The government left many
questions about the bizarre episode unanswered, including how much
money the translation company was paid and Jantjie's precise role in the
company - and even whether it really exists.
AP
journalists who visited the address Jantjie provided for SA
Interpreters found a different company, whose managers said they knew
nothing about the translation firm. A woman who answered the phone at a
number Jantjie provided said she worked for the company that hired him
but declined comment and hung up.
The
government said it tried to track down the company but the owners "have
vanished into thin air," according to Bogopane-Zulu, the deputy minister
of Women, Children and People with Disabilities.
She
said the translation company offered sub-standard services and the rate
they purportedly paid the translator, $77 a day, is far below the usual
rate of up to $164 an hour.
Ordinarily, sign
language interpreters in South Africa are switched every 20 minutes to
maintain their concentration levels, she said. Jantjie was onstage for
the entire service, which lasted more than four hours.
Jantjie,
meanwhile, insisted he did proper sign language interpretation of the
world leaders' speeches. But he also apologized for a performance
dismissed by many experts as gibberish.
"I
would like to tell everybody that if I've offended anyone, please,
forgive me," Jantjie told the AP at his tidy home on the outskirts of
Soweto that was outfitted with a big-screen TV in the living room and
two late-model cars in the carport.
"What
happened that day, I see angels come to the stadium ... I start
realizing that the problem is here. And the problem, I don't know the
attack of this problem, how will it comes. Sometimes I react violent.

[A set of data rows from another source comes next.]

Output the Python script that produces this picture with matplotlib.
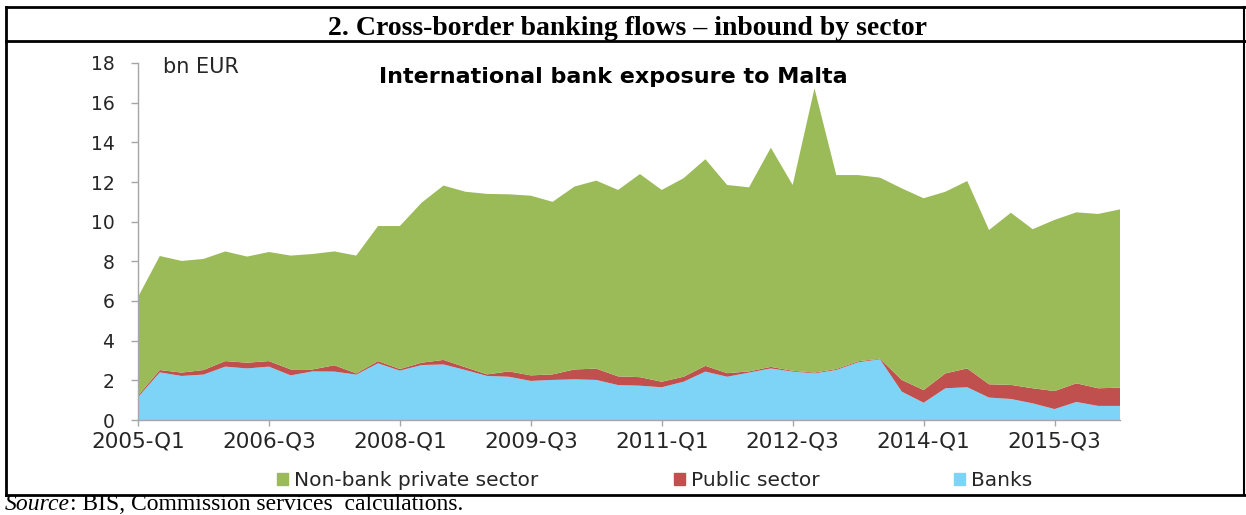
import numpy as np
import matplotlib.pyplot as plt
from matplotlib.lines import Line2D
from matplotlib.patches import Patch

# quarterly categories, 2005-Q1 .. 2016-Q2
quarters = [f'{y}-Q{q}' for y in range(2005, 2017) for q in range(1, 5)][:46]
tick_labels = ['2005-Q1', '2006-Q3', '2008-Q1', '2009-Q3',
               '2011-Q1', '2012-Q3', '2014-Q1', '2015-Q3']

# bn EUR
banks = [1.15, 2.40, 2.22, 2.29, 2.69, 2.60, 2.69, 2.25, 2.45, 2.44,
         2.29, 2.86, 2.49, 2.77, 2.80, 2.52, 2.22, 2.18, 1.97, 2.02,
         2.05, 2.02, 1.76, 1.73, 1.65, 1.93, 2.44, 2.18, 2.39, 2.60,
         2.44, 2.35, 2.52, 2.91, 3.06, 1.43, 0.87, 1.60, 1.65, 1.13,
         1.06, 0.84, 0.55, 0.91, 0.71, 0.71]
public = [0.08, 0.12, 0.17, 0.23, 0.28, 0.29, 0.28, 0.30, 0.10, 0.32,
          0.06, 0.11, 0.08, 0.12, 0.23, 0.14, 0.08, 0.27, 0.28, 0.28,
          0.50, 0.57, 0.44, 0.43, 0.28, 0.25, 0.29, 0.18, 0.06, 0.08,
          0.04, 0.04, 0.05, 0.05, 0.03, 0.59, 0.64, 0.75, 0.95, 0.67,
          0.71, 0.76, 0.91, 0.94, 0.89, 0.92]
nonbank = [4.97, 5.75, 5.63, 5.60, 5.53, 5.35, 5.50, 5.74, 5.82, 5.74,
           5.94, 6.81, 7.21, 8.07, 8.79, 8.85, 9.10, 8.93, 9.06, 8.70,
           9.22, 9.48, 9.40, 10.24, 9.67, 10.01, 10.42, 9.49, 9.28, 11.05,
           9.37, 14.33, 9.78, 9.39, 9.13, 9.66, 9.67, 9.16, 9.45, 7.78,
           8.68, 8.02, 8.63, 8.62, 8.79, 8.99]

green = '#9bbb59'
red = '#c0504d'
blue = '#7dd4f7'

W, H = 1246, 515
plt.rcParams['font.family'] = ['DejaVu Sans']
fig = plt.figure(figsize=(W / 100, H / 100), dpi=100)


def fx(px):
    return px / W


def fy(py):
    return 1 - py / H


def frame_line(xs, ys, lw=1.5):
    fig.add_artist(Line2D([fx(v) for v in xs], [fy(v) for v in ys],
                          color='black', lw=lw, transform=fig.transFigure))


ax = fig.add_axes([fx(138), fy(420), fx(1120) - fx(138), fy(63) - fy(420)])
x = np.arange(len(quarters))
ax.stackplot(x, banks, public, nonbank, colors=[blue, red, green],
             linewidth=0)
ax.set_xlim(0, len(quarters) - 1)
ax.set_ylim(0, 18)
ax.set_yticks(range(0, 19, 2))
ax.set_xticks([quarters.index(t) for t in tick_labels])
ax.set_xticklabels(tick_labels)
for s in ['top', 'right']:
    ax.spines[s].set_visible(False)
for s in ['left', 'bottom']:
    ax.spines[s].set_color('#a6a6a6')
    ax.spines[s].set_linewidth(1)
ax.tick_params(axis='y', length=5, width=1, color='#a6a6a6', pad=12,
               labelsize=13.5, labelcolor='#262626')
ax.tick_params(axis='x', length=4, width=1, color='#a6a6a6', pad=4,
               labelsize=15.5, labelcolor='#262626')

fig.text(fx(163), fy(67), 'bn EUR', fontsize=15, color='#262626',
         ha='left', va='center')
fig.text(fx(613), fy(77), 'International bank exposure to Malta',
         fontsize=16, fontweight='bold', color='black',
         ha='center', va='center')

handles = [Patch(color=green, label='Non-bank private sector'),
           Patch(color=red, label='Public sector'),
           Patch(color=blue, label='Banks')]
fig.legend(handles=handles, loc='center', bbox_to_anchor=(fx(655), fy(481)),
           ncol=3, frameon=False, fontsize=14.5, handlelength=0.55,
           handleheight=0.55, handletextpad=0.3, columnspacing=6.7,
           borderpad=0, labelcolor='#262626')

# document frame around the chart
frame_line([6, W], [7, 7], 2)
frame_line([6, W], [41, 41], 2)
frame_line([6, W], [495, 495], 2)
frame_line([6, 6], [7, 495], 2)
frame_line([W - 2, W - 2], [7, 495], 1.5)

fig.text(fx(627), fy(35), '2. Cross-border banking flows \u2013 inbound by sector',
         family='Liberation Serif', fontweight='bold', fontsize=20,
         ha='center', va='baseline')

src = fig.text(fx(5), fy(510), 'Source', family='Liberation Serif',
               style='italic', fontsize=17, va='baseline')
fig.canvas.draw()
bb = src.get_window_extent()
fig.text(bb.x1 / fig.bbox.width, fy(510), ': BIS, Commission services  calculations.',
         family='Liberation Serif', fontsize=17, va='baseline')

fig.savefig('out.png', dpi=100)
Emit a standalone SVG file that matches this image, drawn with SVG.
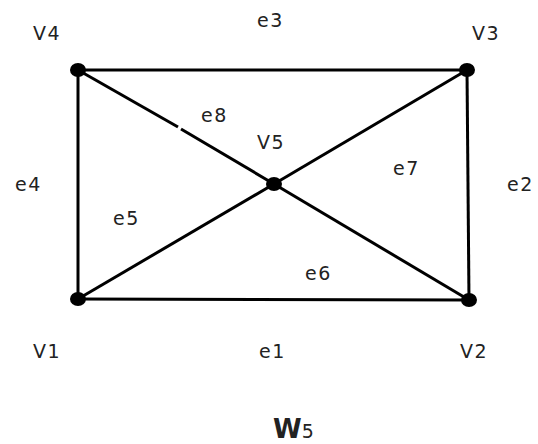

... Sometimes I will see things that chase me," he said.
"I
was in a very difficult position," he added. "And remember those
people, the president and everyone, they were armed, there was armed
police around me. If I start panicking I'll start being a problem. I
have to deal with this in a manner so that I mustn't embarrass my
country."
Asked if he had ever been violent, he responded: "Yes, a lot."
He
declined to provide details, but responded to another question about
his past violence by suggesting his illness was behind it. "I'm
suffering from a very difficult illness. The illness that you are not in
position of understanding yourself at times."
Jantjie
said that on the day of the memorial service he was due for a regular
six-month mental health checkup to determine whether the medication he
takes was working or needs to be changed, or whether he should enter a
mental health facility for treatment.
He did not tell SA Interpreters that he was due for the checkup, but said an owner of the company was aware of his condition.
Police
went to his home later Thursday to check on his well-being and
determined that he was not a danger to himself or others, police
spokesman Brigadier Neville Malila said.
A
medical expert with University College London said Jantjie's unusual
sign language didn't look like it was caused by schizophrenia or another
psychosis.
"The disruption of sign language
in people with schizophrenia takes many forms, but this does not look
like anything I have seen in signers with psychosis," said Jo Atkinson, a
clinical psychologist and researcher at the Center for Deafness,
Cognition and Language.
Jantjie said he is
officially classified as disabled by the government because of his
schizophrenia. He said he has been on medication for nine years, and had
taken it the day of the memorial service.
Jantjie
said he received one year of sign language interpretation training,
though advocates for the deaf say qualified interpreters in South Africa
must undergo five years of training.